The hub is a multidisciplinary team of scientists, engineers, designers and social scientists at UCL, who are taking a design-led approach to creating and testing new interventions to eliminate plastic waste. Specifically, Ayşe’s research focuses on understanding and changing people’s behaviours with respect to compostable plastic and food waste.

Our work is helping us understand consumer behaviours that contribute to plastic and food waste.


The Big Compost Experiment, devised by hub members Danielle Purkiss (Civil, Environmental & Geomatic Engineering) and Professor Mark Miodownik (UCL Mechanical Engineering), is providing some of the answers. By working with hundreds of ‘citizen scientists’, the project is seeking to find out what the UK public think of biodegradable and compostable plastics and whether the products live up to their name.

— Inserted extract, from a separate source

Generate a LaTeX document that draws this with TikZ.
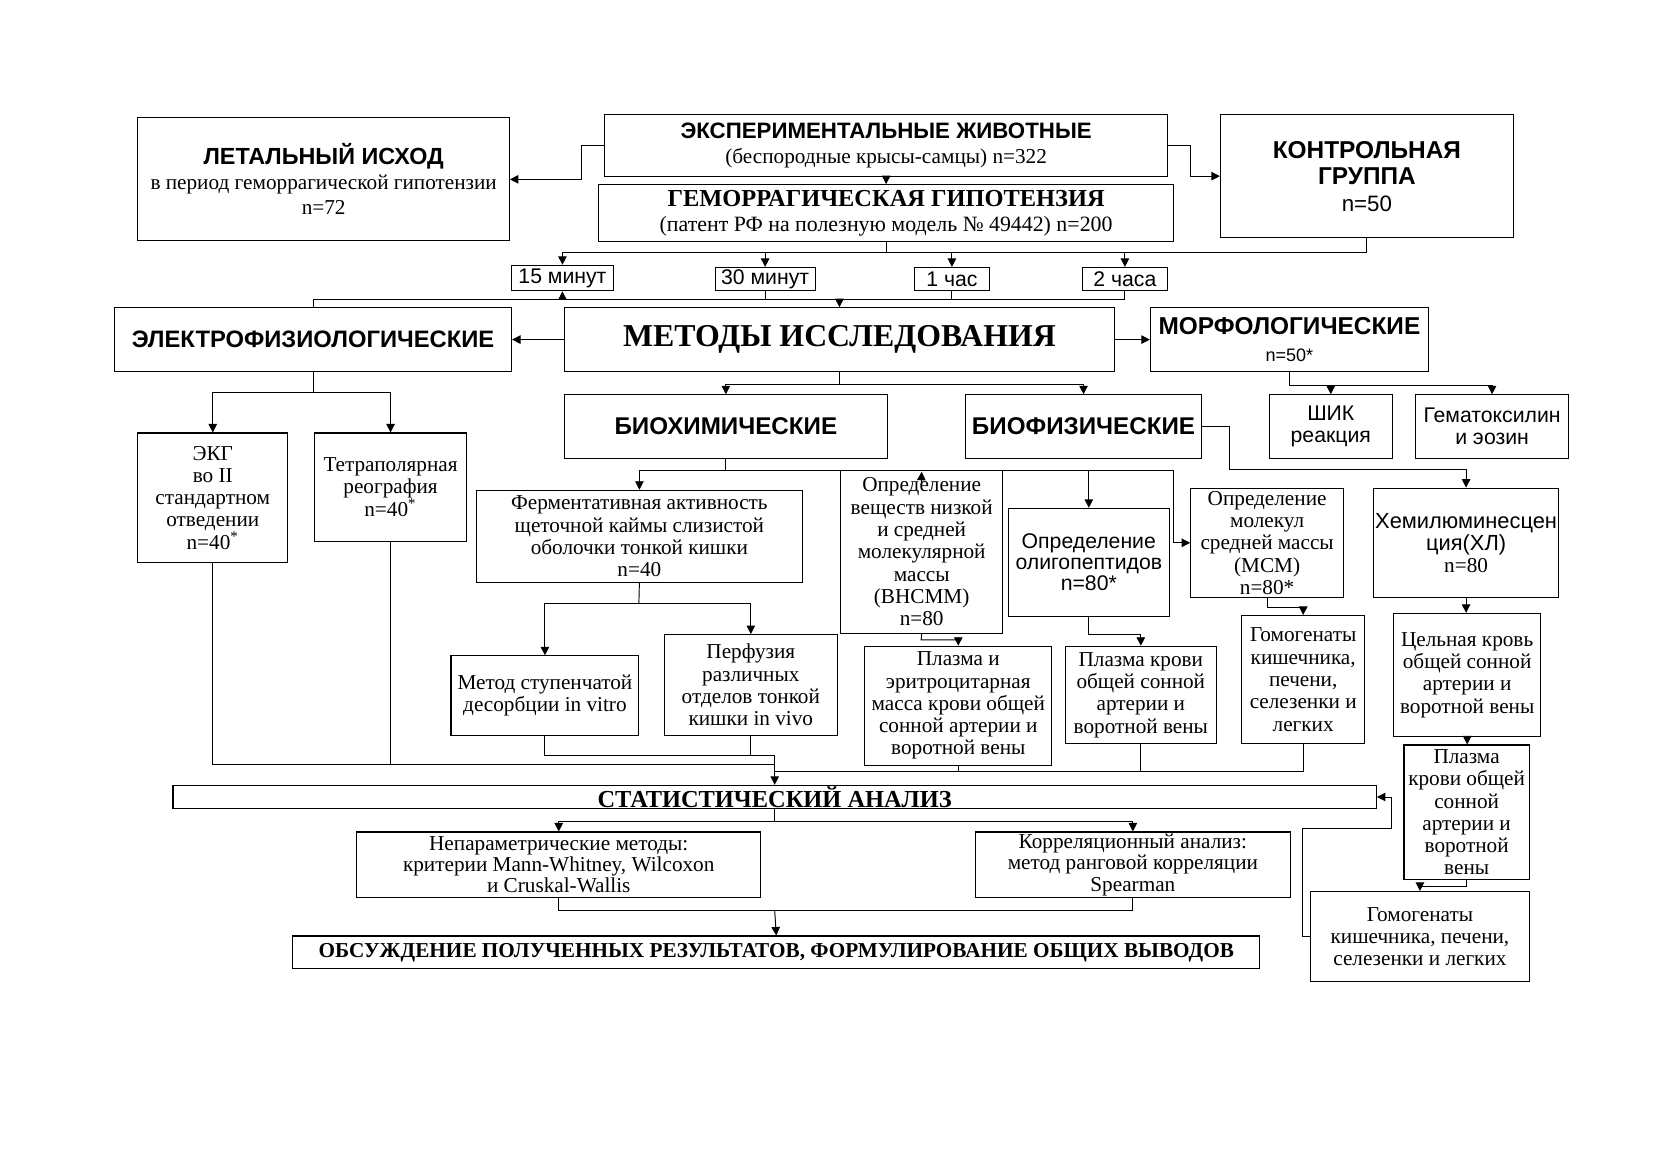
\documentclass[tikz,border=0pt]{standalone}
\usepackage{fontspec}
\setmainfont{Liberation Serif}
\setsansfont{Liberation Sans}
\usetikzlibrary{arrows.meta}
\tikzset{
  bx/.style={draw, line width=0.5pt, inner sep=0pt, align=center, font=\fontsize{10}{10.5}\selectfont},
  arr/.style={-{Triangle[length=4pt,width=4pt]}, line width=0.45pt},
  ln/.style={line width=0.45pt},
}
\newcommand\mkbox[7][]{\node[bx,#1,minimum width={(#5-#3)*0.5pt},minimum height={(#6-#4)*0.5pt}] (#2) at ({(#3+#5)/2},{(#4+#6)/2}) {#7};}
\newcommand\hsb{\sffamily\bfseries}
\begin{document}
\begin{tikzpicture}[x=0.5pt,y=-0.5pt]
\fill[white] (0,0) rectangle (1568,1107);
\useasboundingbox (0,0) rectangle (1568,1107);

% top row
\mkbox[font=\fontsize{10}{11.75}\selectfont]{let}{130}{111}{480}{227}{{\hsb\fontsize{11}{11.75}\selectfont ЛЕТАЛЬНЫЙ ИСХОД}\\в период геморрагической гипотензии\\n=72}
\mkbox[font=\fontsize{10}{12}\selectfont]{exp}{570}{108}{1100}{166}{{\hsb\fontsize{10.5}{12}\selectfont ЭКСПЕРИМЕНТАЛЬНЫЕ ЖИВОТНЫЕ}\\(беспородные крысы-самцы) n=322}
\mkbox[font=\fontsize{10.3}{11.5}\selectfont]{gem}{564}{174}{1106}{228}{{\bfseries\fontsize{11.5}{11.5}\selectfont ГЕМОРРАГИЧЕСКАЯ ГИПОТЕНЗИЯ}\\(патент РФ на полезную модель № 49442) n=200}
\mkbox[font=\sffamily\fontsize{10.5}{12.5}\selectfont]{ctrl}{1150}{108}{1426}{224}{{\bfseries\fontsize{11.5}{12.5}\selectfont КОНТРОЛЬНАЯ}\\{\bfseries\fontsize{11.5}{12.5}\selectfont ГРУППА}\\n=50}

% time boxes
\mkbox[font=\sffamily\fontsize{10}{12}\selectfont]{t15}{482}{250}{578}{274}{15 минут}
\mkbox[font=\sffamily\fontsize{10}{12}\selectfont]{t30}{674}{252}{768}{274}{30 минут}
\mkbox[font=\sffamily\fontsize{10}{12}\selectfont]{t1}{862}{252}{932}{274}{1 час}
\mkbox[font=\sffamily\fontsize{10}{12}\selectfont]{t2}{1020}{252}{1100}{274}{2 часа}

% methods row
\mkbox[font=\hsb\fontsize{11.2}{13}\selectfont]{el}{108}{290}{482}{350}{ЭЛЕКТРОФИЗИОЛОГИЧЕСКИЕ}
\mkbox[font=\bfseries\fontsize{15}{17}\selectfont]{met}{532}{290}{1050}{350}{\raisebox{-1.5pt}{МЕТОДЫ ИССЛЕДОВАНИЯ}}
\mkbox[font=\sffamily\fontsize{8.5}{13}\selectfont]{mor}{1084}{290}{1346}{350}{{\bfseries\fontsize{11.5}{13}\selectfont МОРФОЛОГИЧЕСКИЕ}\\n=50*}

% second level
\mkbox{ekg}{130}{408}{271}{530}{ЭКГ\\во II\\стандартном\\отведении\\n=40\textsuperscript{*}}
\mkbox{tet}{296}{408}{440}{510}{Тетраполярная\\реография\\n=40\textsuperscript{*}}
\mkbox[font=\hsb\fontsize{11.4}{13}\selectfont]{bioch}{532}{372}{836}{432}{БИОХИМИЧЕСКИЕ}
\mkbox[font=\hsb\fontsize{11.4}{13}\selectfont]{biof}{910}{372}{1132}{432}{БИОФИЗИЧЕСКИЕ}
\mkbox[font=\sffamily\fontsize{10}{10.5}\selectfont]{shik}{1196}{372}{1312}{432}{ШИК\\реакция}
\mkbox[font=\sffamily\fontsize{10}{10.5}\selectfont]{hem}{1334}{372}{1478}{432}{Гематоксилин\\и эозин}

% third level
\mkbox{ferm}{449}{462}{756}{549}{Ферментативная активность\\щеточной каймы слизистой\\оболочки тонкой кишки\\n=40}
\mkbox{vn}{792}{443}{945}{597}{Определение\\веществ низкой\\и средней\\молекулярной\\массы\\(ВНСММ)\\n=80}
\mkbox[font=\sffamily\fontsize{10}{10}\selectfont]{olig}{950}{479}{1102}{581}{Определение\\олигопептидов\\n=80*}
\mkbox{msm}{1122}{460}{1266}{563}{Определение\\молекул\\средней массы\\(МСМ)\\n=80*}
\mkbox[font=\sffamily\fontsize{10.3}{10.3}\selectfont]{chem}{1294}{460}{1469}{563}{Хемилюминесцен\\ция(ХЛ)\\{\rmfamily\fontsize{10}{10.3}\selectfont n=80}}

% fourth level
\mkbox{step}{425}{618}{602}{693}{Метод ступенчатой\\десорбции in vitro}
\mkbox{perf}{626}{598}{789}{693}{Перфузия\\различных\\отделов тонкой\\кишки in vivo}
\mkbox{pl1}{815}{609}{991}{721}{Плазма и\\эритроцитарная\\масса крови общей\\сонной артерии и\\воротной вены}
\mkbox{pl2}{1004}{609}{1146}{701}{Плазма крови\\общей сонной\\артерии и\\воротной вены}
\mkbox{hom1}{1170}{580}{1286}{701}{Гомогенаты\\кишечника,\\печени,\\селезенки и\\легких}
\mkbox{cel}{1313}{578}{1452}{694}{Цельная кровь\\общей сонной\\артерии и\\воротной вены}
\mkbox{pl3}{1323}{702}{1441}{829}{Плазма\\крови общей\\сонной\\артерии и\\воротной\\вены}
\mkbox{hom2}{1235}{840}{1441}{925}{Гомогенаты\\кишечника, печени,\\селезенки и легких}

% statistics
\mkbox[font=\bfseries\fontsize{11.5}{12}\selectfont]{stat}{163}{740}{1297}{762}{СТАТИСТИЧЕСКИЙ АНАЛИЗ}
\mkbox[font=\fontsize{10}{10}\selectfont]{np}{336}{784}{717}{846}{Непараметрические методы:\\критерии Mann-Whitney, Wilcoxon\\и Cruskal-Wallis}
\mkbox[font=\fontsize{10}{10}\selectfont]{corr}{919}{784}{1216}{846}{Корреляционный анализ:\\метод ранговой корреляции\\Spearman}
\mkbox[font=\bfseries\fontsize{10}{12}\selectfont]{obs}{276}{882}{1187}{913}{ОБСУЖДЕНИЕ ПОЛУЧЕННЫХ РЕЗУЛЬТАТОВ, ФОРМУЛИРОВАНИЕ ОБЩИХ ВЫВОДОВ}

% ---- connectors ----
\draw[arr] (exp.west) -- (548,137) |- (let.east);
\draw[arr] (exp.east) -- (1122,137) |- (ctrl.west);
\draw[arr] (exp) -- (gem);

\coordinate (b1) at (835,238);
\draw[ln] (gem.south) -- (b1);
\draw[ln] (ctrl.south) |- (b1);
\draw[arr] (b1) -| (t15.north);
\draw[arr] (b1) -| (t30.north);
\draw[arr] (b1) -| (t1.north);
\draw[arr] (b1) -| (t2.north);

\coordinate (b2) at (791,282);
\draw[ln] (t30.south) |- (b2);
\draw[ln] (t1.south) |- (b2);
\draw[ln] (t2.south) |- (b2);
\draw[arr] (b2) -- (met.north);
\draw[arr] (b2) -| (t15.south);
\draw[ln] (b2) -| (el.north);

\draw[arr] (met.west) -- (el.east);
\draw[arr] (met.east) -- (mor.west);

\coordinate (b3) at (295,370);
\draw[ln] (el.south) -- (b3);
\draw[arr] (b3) -| (ekg.north);
\draw[arr] (b3) -| (tet.north);

\coordinate (b4) at (791,362);
\draw[ln] (met.south) -- (b4);
\draw[arr] (b4) -| (bioch.north);
\draw[arr] (b4) -| (biof.north);

\coordinate (b5) at (1215,363);
\draw[ln] (mor.south) -- (b5);
\draw[arr] (b5) -| (shik.north);
\draw[arr] (b5) -| (hem.north);

\coordinate (b6) at (684,443);
\draw[ln] (bioch.south) -- (b6);
\draw[arr] (b6) -| (ferm.north);
\draw[arr] (b6) -| (olig.north);
\draw[arr] (b6) -- (1106,443) |- (msm.west);
\coordinate (vnup) at (868,457);
\draw[arr] (vnup) -- ([yshift=-1pt]vn.north);

\draw[arr] (biof.east) -| (1159,442) -| (chem.north);

\coordinate (b7) at (602,569);
\draw[ln] (ferm.south) -- (b7);
\draw[arr] (b7) -| (step.north);
\draw[arr] (b7) -| (perf.north);

\draw[arr] (vn.south) -- (868,603) -| (pl1.north);
\draw[arr] (olig.south) -- (1026,598) -| (pl2.north);
\draw[arr] (msm.south) -- (1194,572) -| (hom1.north);
\draw[arr] (chem.south) -- (chem.south |- cel.north);
\draw[arr] (cel.south) -- (cel.south |- pl3.north);
\draw[arr] (pl3.south) -- (1382,835) -| (hom2.north);
\draw[arr] (hom2.west) -| (1227,781) -| (1311,751) -- (stat.east);

\coordinate (b8) at (730,720);
\coordinate (b9) at (730,712);
\coordinate (b10) at (730,727);
\draw[ln] (ekg.south) |- (b8);
\draw[ln] (tet.south) |- (b8);
\draw[ln] (step.south) |- (b9);
\draw[ln] (perf.south) |- (b9);
\draw[ln] (pl1.south) |- (b10);
\draw[ln] (pl2.south) |- (b10);
\draw[ln] (hom1.south) |- (b10);
\draw[arr] (b9) -- (stat.north);

\coordinate (b11) at (730,774);
\draw[ln] (stat.south) -- (b11);
\draw[arr] (b11) -| (np.north);
\draw[arr] (b11) -| (corr.north);

\coordinate (b12) at (730,858);
\draw[ln] (np.south) |- (b12);
\draw[ln] (corr.south) |- (b12);
\draw[arr] (b12) -- (obs.north);
\end{tikzpicture}
\end{document}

The team designed an online survey and a simple home-based experiment to see how long packaging labelled as ‘biodegradable’ and ‘compostable’ take to degrade in a household composter. The survey has elicited over 10,000 responses to date and 2,700 people have set up their own composting experiment, with data feeding into a live map of home composting activities across the UK.  

The survey explores what motivates people to buy or avoid biodegradable plastic packaging. Four out of five respondents said they would buy products with packaging marked ‘compostable’ or ‘biodegradable’, but some were put off by confusing terminology and lack of detail on how to dispose of packaging.

Initial analysis of the composting experiment shows that after nine months, biodegradable packaging was still visible in two out of three compost bins.

“Our work is helping us understand the public’s behaviours that contribute to plastic and food waste. The knowledge we gain will help us design interventions that will encourage people to change their behaviour,” explains Ayşe.